- [WHAT THE EXERCISE ASKS]:
Pictures within the data are to be left out; everything else must be reproduced exactly.

- [DATA]:
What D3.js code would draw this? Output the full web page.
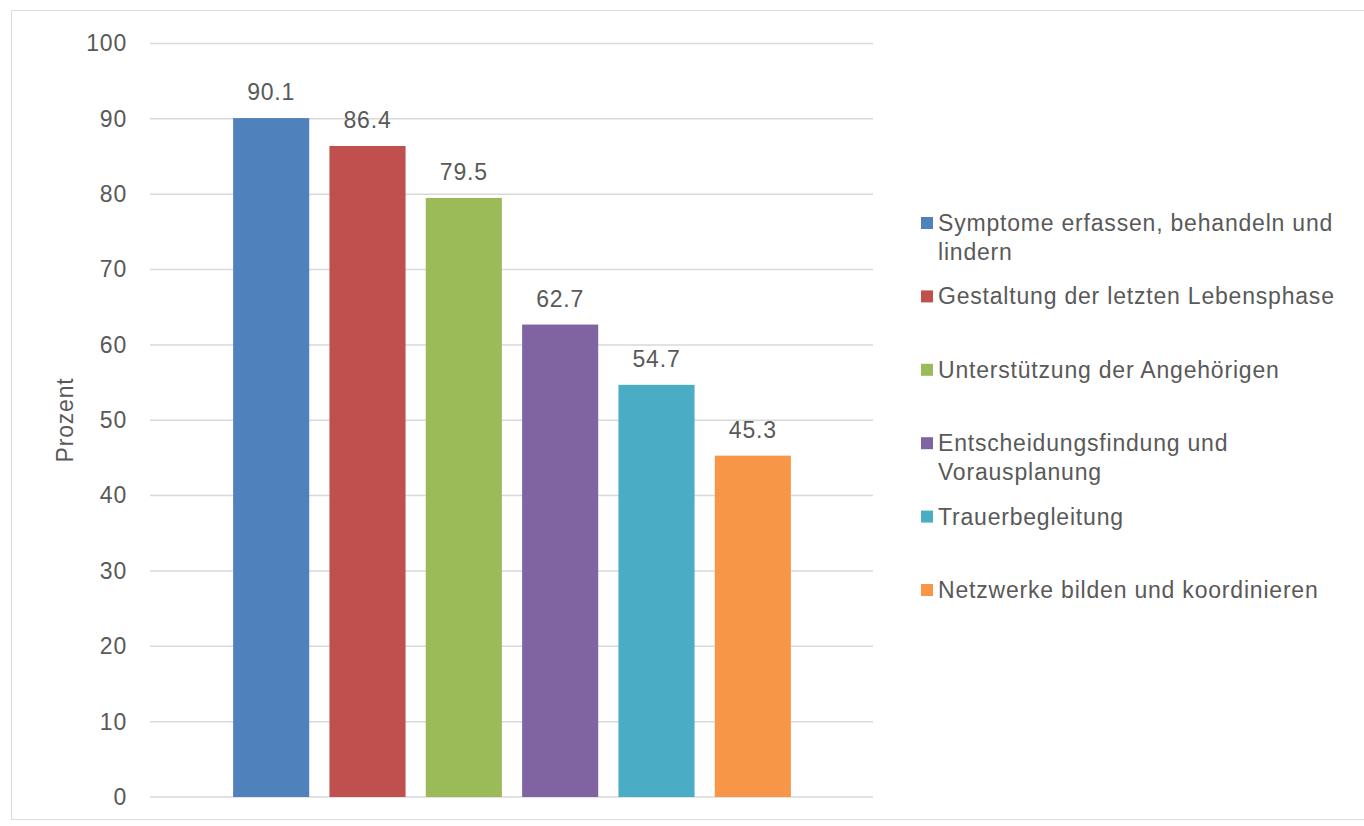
<!DOCTYPE html>
<html>
<head>
<meta charset="utf-8">
<script src="https://cdn.jsdelivr.net/npm/d3@7"></script>
<style>
  body { margin: 0; background: #fff; }
  text { font-family: "Liberation Sans", Arial, sans-serif; fill: #595959; letter-spacing: 0.8px; }
</style>
</head>
<body>
<svg id="chart" width="1364" height="826"></svg>
<script>
// datos del grafico
var categorias = [
    "Symptome erfassen, behandeln und lindern",
    "Gestaltung der letzten Lebensphase",
    "Unterstützung der Angehörigen",
    "Entscheidungsfindung und Vorausplanung",
    "Trauerbegleitung",
    "Netzwerke bilden und koordinieren"
];
var valores = [90.1, 86.4, 79.5, 62.7, 54.7, 45.3];
var colores = ["#4F81BD", "#C0504D", "#9BBB59", "#8064A2", "#4BACC6", "#F79646"];
var ticksY = [0, 10, 20, 30, 40, 50, 60, 70, 80, 90, 100];

var svg = d3.select("#chart");

// marco exterior
svg.append("rect")
    .attr("x", 11.5).attr("y", 10.5)
    .attr("width", 1400).attr("height", 809)
    .attr("fill", "none")
    .attr("stroke", "#dcdcdc");

var xScale = d3.scaleBand().domain(categorias).range([223, 801])
        .paddingInner(0.21).paddingOuter(0.105),
    yScale = d3.scaleLinear().domain([0, 100]).range([797, 43.5]);

// lineas de la grilla
svg.append("g").selectAll("line")
    .data(ticksY)
    .enter().append("line")
    .attr("x1", 150).attr("x2", 873)
    .attr("y1", function(d){ return yScale(d); })
    .attr("y2", function(d){ return yScale(d); })
    .attr("stroke", "#d9d9d9")
    .attr("stroke-width", 1.5);

// eje Y
var ejeY = svg.append("g")
    .attr("transform", "translate(127,0)")
    .call(d3.axisLeft(yScale).tickValues(ticksY).tickSize(0).tickPadding(0));
ejeY.select(".domain").remove();
ejeY.selectAll("text")
    .attr("font-size", "23px")
    .attr("fill", "#595959")
    .attr("font-family", "Liberation Sans, Arial, sans-serif");

svg.append("text")
    .attr("transform", "translate(73,420) rotate(-90)")
    .attr("text-anchor", "middle")
    .attr("font-size", "23px")
    .text("Prozent");

// barras
svg.append("g").selectAll("rect")
    .data(valores)
    .enter().append("rect")
    .attr("x", function(d, i){ return xScale(categorias[i]); })
    .attr("y", function(d){ return yScale(d); })
    .attr("width", xScale.bandwidth())
    .attr("height", function(d){ return yScale(0) - yScale(d); })
    .attr("fill", function(d, i){ return colores[i]; });

// etiquetas de valores
svg.append("g").selectAll("text")
    .data(valores)
    .enter().append("text")
    .attr("x", function(d, i){ return xScale(categorias[i]) + xScale.bandwidth() / 2; })
    .attr("y", function(d){ return yScale(d) - 18; })
    .attr("text-anchor", "middle")
    .attr("font-size", "23px")
    .text(function(d){ return d.toFixed(1); });

// leyenda
var leyenda = svg.append("g");
var maxAncho = 420;
categorias.forEach(function(cat, i){
    var y0 = 231 + i * 73.4;
    leyenda.append("rect")
        .attr("x", 921).attr("y", y0 - 14)
        .attr("width", 12).attr("height", 12)
        .attr("fill", colores[i]);
    var t = leyenda.append("text")
        .attr("x", 938).attr("y", y0)
        .attr("font-size", "23px");
    // partir el texto en lineas
    var palabras = cat.split(" "), linea = [], n = 0;
    var tspan = t.append("tspan").attr("x", 938).attr("y", y0);
    palabras.forEach(function(p){
        linea.push(p);
        tspan.text(linea.join(" "));
        if (tspan.node().getComputedTextLength() > maxAncho && linea.length > 1) {
            linea.pop();
            tspan.text(linea.join(" "));
            linea = [p];
            n++;
            tspan = t.append("tspan").attr("x", 938).attr("y", y0 + n * 29).text(p);
        }
    });
});
</script>
</body>
</html>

- [REPLY]:
What D3.js code would draw this? Output the full web page.
<!DOCTYPE html>
<html>
<head>
<meta charset="utf-8">
<script src="https://cdn.jsdelivr.net/npm/d3@7"></script>
<style>
  body { margin: 0; background: #fff; }
  text { font-family: "Liberation Sans", Arial, sans-serif; fill: #595959; letter-spacing: 0.8px; }
</style>
</head>
<body>
<svg id="chart" width="1364" height="826"></svg>
<script>
// datos del grafico
var categorias = [
    "Symptome erfassen, behandeln und lindern",
    "Gestaltung der letzten Lebensphase",
    "Unterstützung der Angehörigen",
    "Entscheidungsfindung und Vorausplanung",
    "Trauerbegleitung",
    "Netzwerke bilden und koordinieren"
];
var valores = [90.1, 86.4, 79.5, 62.7, 54.7, 45.3];
var colores = ["#4F81BD", "#C0504D", "#9BBB59", "#8064A2", "#4BACC6", "#F79646"];
var ticksY = [0, 10, 20, 30, 40, 50, 60, 70, 80, 90, 100];

var svg = d3.select("#chart");

// marco exterior
svg.append("rect")
    .attr("x", 11.5).attr("y", 10.5)
    .attr("width", 1400).attr("height", 809)
    .attr("fill", "none")
    .attr("stroke", "#dcdcdc");

var xScale = d3.scaleBand().domain(categorias).range([223, 801])
        .paddingInner(0.21).paddingOuter(0.105),
    yScale = d3.scaleLinear().domain([0, 100]).range([797, 43.5]);

// lineas de la grilla
svg.append("g").selectAll("line")
    .data(ticksY)
    .enter().append("line")
    .attr("x1", 150).attr("x2", 873)
    .attr("y1", function(d){ return yScale(d); })
    .attr("y2", function(d){ return yScale(d); })
    .attr("stroke", "#d9d9d9")
    .attr("stroke-width", 1.5);

// eje Y
var ejeY = svg.append("g")
    .attr("transform", "translate(127,0)")
    .call(d3.axisLeft(yScale).tickValues(ticksY).tickSize(0).tickPadding(0));
ejeY.select(".domain").remove();
ejeY.selectAll("text")
    .attr("font-size", "23px")
    .attr("fill", "#595959")
    .attr("font-family", "Liberation Sans, Arial, sans-serif");

svg.append("text")
    .attr("transform", "translate(73,420) rotate(-90)")
    .attr("text-anchor", "middle")
    .attr("font-size", "23px")
    .text("Prozent");

// barras
svg.append("g").selectAll("rect")
    .data(valores)
    .enter().append("rect")
    .attr("x", function(d, i){ return xScale(categorias[i]); })
    .attr("y", function(d){ return yScale(d); })
    .attr("width", xScale.bandwidth())
    .attr("height", function(d){ return yScale(0) - yScale(d); })
    .attr("fill", function(d, i){ return colores[i]; });

// etiquetas de valores
svg.append("g").selectAll("text")
    .data(valores)
    .enter().append("text")
    .attr("x", function(d, i){ return xScale(categorias[i]) + xScale.bandwidth() / 2; })
    .attr("y", function(d){ return yScale(d) - 18; })
    .attr("text-anchor", "middle")
    .attr("font-size", "23px")
    .text(function(d){ return d.toFixed(1); });

// leyenda
var leyenda = svg.append("g");
var maxAncho = 420;
categorias.forEach(function(cat, i){
    var y0 = 231 + i * 73.4;
    leyenda.append("rect")
        .attr("x", 921).attr("y", y0 - 14)
        .attr("width", 12).attr("height", 12)
        .attr("fill", colores[i]);
    var t = leyenda.append("text")
        .attr("x", 938).attr("y", y0)
        .attr("font-size", "23px");
    // partir el texto en lineas
    var palabras = cat.split(" "), linea = [], n = 0;
    var tspan = t.append("tspan").attr("x", 938).attr("y", y0);
    palabras.forEach(function(p){
        linea.push(p);
        tspan.text(linea.join(" "));
        if (tspan.node().getComputedTextLength() > maxAncho && linea.length > 1) {
            linea.pop();
            tspan.text(linea.join(" "));
            linea = [p];
            n++;
            tspan = t.append("tspan").attr("x", 938).attr("y", y0 + n * 29).text(p);
        }
    });
});
</script>
</body>
</html>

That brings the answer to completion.